__Data for the task__

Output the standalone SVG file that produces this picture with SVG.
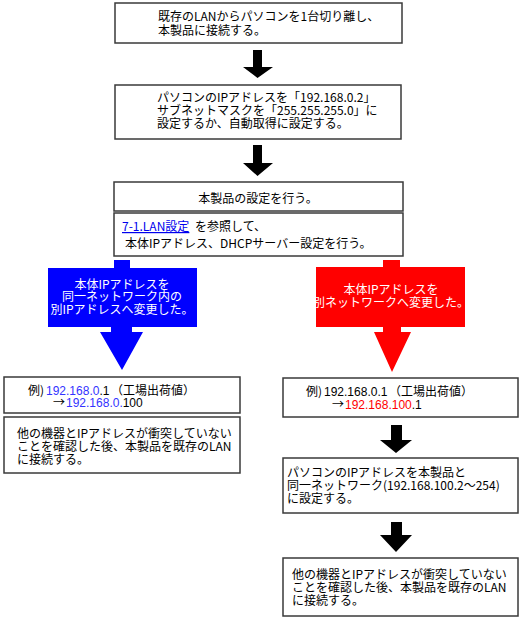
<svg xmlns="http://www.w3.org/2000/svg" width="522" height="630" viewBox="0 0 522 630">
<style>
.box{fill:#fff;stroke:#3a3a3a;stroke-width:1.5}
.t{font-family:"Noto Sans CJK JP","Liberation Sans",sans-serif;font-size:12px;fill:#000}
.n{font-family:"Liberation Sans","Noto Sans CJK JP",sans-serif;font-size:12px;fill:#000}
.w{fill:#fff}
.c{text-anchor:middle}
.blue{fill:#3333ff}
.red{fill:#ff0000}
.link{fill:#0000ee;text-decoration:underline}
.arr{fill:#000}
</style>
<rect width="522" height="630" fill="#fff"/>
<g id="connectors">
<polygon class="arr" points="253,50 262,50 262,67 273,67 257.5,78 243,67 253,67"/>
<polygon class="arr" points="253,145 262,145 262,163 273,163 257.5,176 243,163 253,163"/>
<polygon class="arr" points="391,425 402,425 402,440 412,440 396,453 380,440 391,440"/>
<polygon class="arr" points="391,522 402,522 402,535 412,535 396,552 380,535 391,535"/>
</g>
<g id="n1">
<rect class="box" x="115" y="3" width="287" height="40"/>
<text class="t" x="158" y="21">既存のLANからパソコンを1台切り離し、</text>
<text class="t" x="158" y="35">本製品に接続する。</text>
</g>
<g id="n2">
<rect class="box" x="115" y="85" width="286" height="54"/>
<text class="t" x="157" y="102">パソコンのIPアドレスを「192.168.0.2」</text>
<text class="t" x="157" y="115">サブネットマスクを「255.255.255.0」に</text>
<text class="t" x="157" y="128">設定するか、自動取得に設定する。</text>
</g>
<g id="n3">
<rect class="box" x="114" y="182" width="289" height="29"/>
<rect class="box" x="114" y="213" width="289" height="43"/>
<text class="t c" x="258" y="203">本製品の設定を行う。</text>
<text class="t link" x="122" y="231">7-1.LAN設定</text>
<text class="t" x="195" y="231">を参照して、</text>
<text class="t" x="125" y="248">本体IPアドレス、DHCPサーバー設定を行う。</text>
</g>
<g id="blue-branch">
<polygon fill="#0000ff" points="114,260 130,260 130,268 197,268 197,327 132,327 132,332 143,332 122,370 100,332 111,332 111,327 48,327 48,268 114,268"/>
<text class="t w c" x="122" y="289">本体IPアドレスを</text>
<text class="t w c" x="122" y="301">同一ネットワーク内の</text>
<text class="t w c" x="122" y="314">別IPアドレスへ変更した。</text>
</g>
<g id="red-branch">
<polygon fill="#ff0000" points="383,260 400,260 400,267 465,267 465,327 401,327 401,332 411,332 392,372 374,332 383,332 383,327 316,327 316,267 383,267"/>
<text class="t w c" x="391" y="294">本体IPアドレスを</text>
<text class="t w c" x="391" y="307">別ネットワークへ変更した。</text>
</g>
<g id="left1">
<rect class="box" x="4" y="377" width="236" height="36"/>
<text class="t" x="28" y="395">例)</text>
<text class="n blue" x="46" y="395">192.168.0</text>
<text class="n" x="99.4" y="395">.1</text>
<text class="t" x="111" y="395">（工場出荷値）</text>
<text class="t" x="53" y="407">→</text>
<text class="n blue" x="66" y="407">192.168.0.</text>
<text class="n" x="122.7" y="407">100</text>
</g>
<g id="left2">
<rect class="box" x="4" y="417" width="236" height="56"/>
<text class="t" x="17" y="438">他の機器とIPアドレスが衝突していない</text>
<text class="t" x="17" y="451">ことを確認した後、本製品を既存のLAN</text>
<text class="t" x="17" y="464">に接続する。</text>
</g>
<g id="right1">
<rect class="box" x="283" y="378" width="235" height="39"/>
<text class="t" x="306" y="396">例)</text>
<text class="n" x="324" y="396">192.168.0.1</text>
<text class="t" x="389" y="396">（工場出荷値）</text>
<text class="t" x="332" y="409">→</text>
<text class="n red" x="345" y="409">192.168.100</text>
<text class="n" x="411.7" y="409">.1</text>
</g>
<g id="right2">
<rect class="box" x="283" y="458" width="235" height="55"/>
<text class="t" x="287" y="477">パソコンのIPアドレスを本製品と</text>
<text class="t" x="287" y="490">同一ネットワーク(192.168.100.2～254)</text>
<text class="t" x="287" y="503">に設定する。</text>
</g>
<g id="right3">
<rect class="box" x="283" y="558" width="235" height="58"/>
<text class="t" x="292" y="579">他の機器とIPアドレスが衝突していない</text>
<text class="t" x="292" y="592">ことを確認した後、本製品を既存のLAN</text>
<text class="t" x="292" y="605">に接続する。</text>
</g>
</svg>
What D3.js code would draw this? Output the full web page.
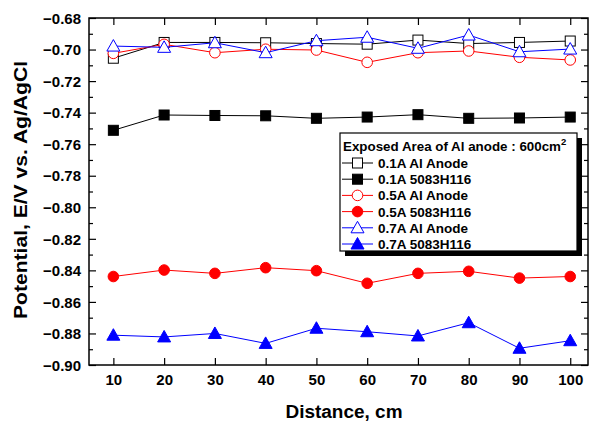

__Written exercise__
Leave out the pictures, and give all the records again exactly.

__Written response__
Output the standalone SVG file that produces this picture with SVG.
<svg xmlns="http://www.w3.org/2000/svg" width="522" height="630" viewBox="0 0 522 630">
<style>
.box{fill:#fff;stroke:#3a3a3a;stroke-width:1.5}
.t{font-family:"Noto Sans CJK JP","Liberation Sans",sans-serif;font-size:12px;fill:#000}
.n{font-family:"Liberation Sans","Noto Sans CJK JP",sans-serif;font-size:12px;fill:#000}
.w{fill:#fff}
.c{text-anchor:middle}
.blue{fill:#3333ff}
.red{fill:#ff0000}
.link{fill:#0000ee;text-decoration:underline}
.arr{fill:#000}
</style>
<rect width="522" height="630" fill="#fff"/>
<g id="connectors">
<polygon class="arr" points="253,50 262,50 262,67 273,67 257.5,78 243,67 253,67"/>
<polygon class="arr" points="253,145 262,145 262,163 273,163 257.5,176 243,163 253,163"/>
<polygon class="arr" points="391,425 402,425 402,440 412,440 396,453 380,440 391,440"/>
<polygon class="arr" points="391,522 402,522 402,535 412,535 396,552 380,535 391,535"/>
</g>
<g id="n1">
<rect class="box" x="115" y="3" width="287" height="40"/>
<text class="t" x="158" y="21">既存のLANからパソコンを1台切り離し、</text>
<text class="t" x="158" y="35">本製品に接続する。</text>
</g>
<g id="n2">
<rect class="box" x="115" y="85" width="286" height="54"/>
<text class="t" x="157" y="102">パソコンのIPアドレスを「192.168.0.2」</text>
<text class="t" x="157" y="115">サブネットマスクを「255.255.255.0」に</text>
<text class="t" x="157" y="128">設定するか、自動取得に設定する。</text>
</g>
<g id="n3">
<rect class="box" x="114" y="182" width="289" height="29"/>
<rect class="box" x="114" y="213" width="289" height="43"/>
<text class="t c" x="258" y="203">本製品の設定を行う。</text>
<text class="t link" x="122" y="231">7-1.LAN設定</text>
<text class="t" x="195" y="231">を参照して、</text>
<text class="t" x="125" y="248">本体IPアドレス、DHCPサーバー設定を行う。</text>
</g>
<g id="blue-branch">
<polygon fill="#0000ff" points="114,260 130,260 130,268 197,268 197,327 132,327 132,332 143,332 122,370 100,332 111,332 111,327 48,327 48,268 114,268"/>
<text class="t w c" x="122" y="289">本体IPアドレスを</text>
<text class="t w c" x="122" y="301">同一ネットワーク内の</text>
<text class="t w c" x="122" y="314">別IPアドレスへ変更した。</text>
</g>
<g id="red-branch">
<polygon fill="#ff0000" points="383,260 400,260 400,267 465,267 465,327 401,327 401,332 411,332 392,372 374,332 383,332 383,327 316,327 316,267 383,267"/>
<text class="t w c" x="391" y="294">本体IPアドレスを</text>
<text class="t w c" x="391" y="307">別ネットワークへ変更した。</text>
</g>
<g id="left1">
<rect class="box" x="4" y="377" width="236" height="36"/>
<text class="t" x="28" y="395">例)</text>
<text class="n blue" x="46" y="395">192.168.0</text>
<text class="n" x="99.4" y="395">.1</text>
<text class="t" x="111" y="395">（工場出荷値）</text>
<text class="t" x="53" y="407">→</text>
<text class="n blue" x="66" y="407">192.168.0.</text>
<text class="n" x="122.7" y="407">100</text>
</g>
<g id="left2">
<rect class="box" x="4" y="417" width="236" height="56"/>
<text class="t" x="17" y="438">他の機器とIPアドレスが衝突していない</text>
<text class="t" x="17" y="451">ことを確認した後、本製品を既存のLAN</text>
<text class="t" x="17" y="464">に接続する。</text>
</g>
<g id="right1">
<rect class="box" x="283" y="378" width="235" height="39"/>
<text class="t" x="306" y="396">例)</text>
<text class="n" x="324" y="396">192.168.0.1</text>
<text class="t" x="389" y="396">（工場出荷値）</text>
<text class="t" x="332" y="409">→</text>
<text class="n red" x="345" y="409">192.168.100</text>
<text class="n" x="411.7" y="409">.1</text>
</g>
<g id="right2">
<rect class="box" x="283" y="458" width="235" height="55"/>
<text class="t" x="287" y="477">パソコンのIPアドレスを本製品と</text>
<text class="t" x="287" y="490">同一ネットワーク(192.168.100.2～254)</text>
<text class="t" x="287" y="503">に設定する。</text>
</g>
<g id="right3">
<rect class="box" x="283" y="558" width="235" height="58"/>
<text class="t" x="292" y="579">他の機器とIPアドレスが衝突していない</text>
<text class="t" x="292" y="592">ことを確認した後、本製品を既存のLAN</text>
<text class="t" x="292" y="605">に接続する。</text>
</g>
</svg>
What D3.js code would draw this? Output the full web page.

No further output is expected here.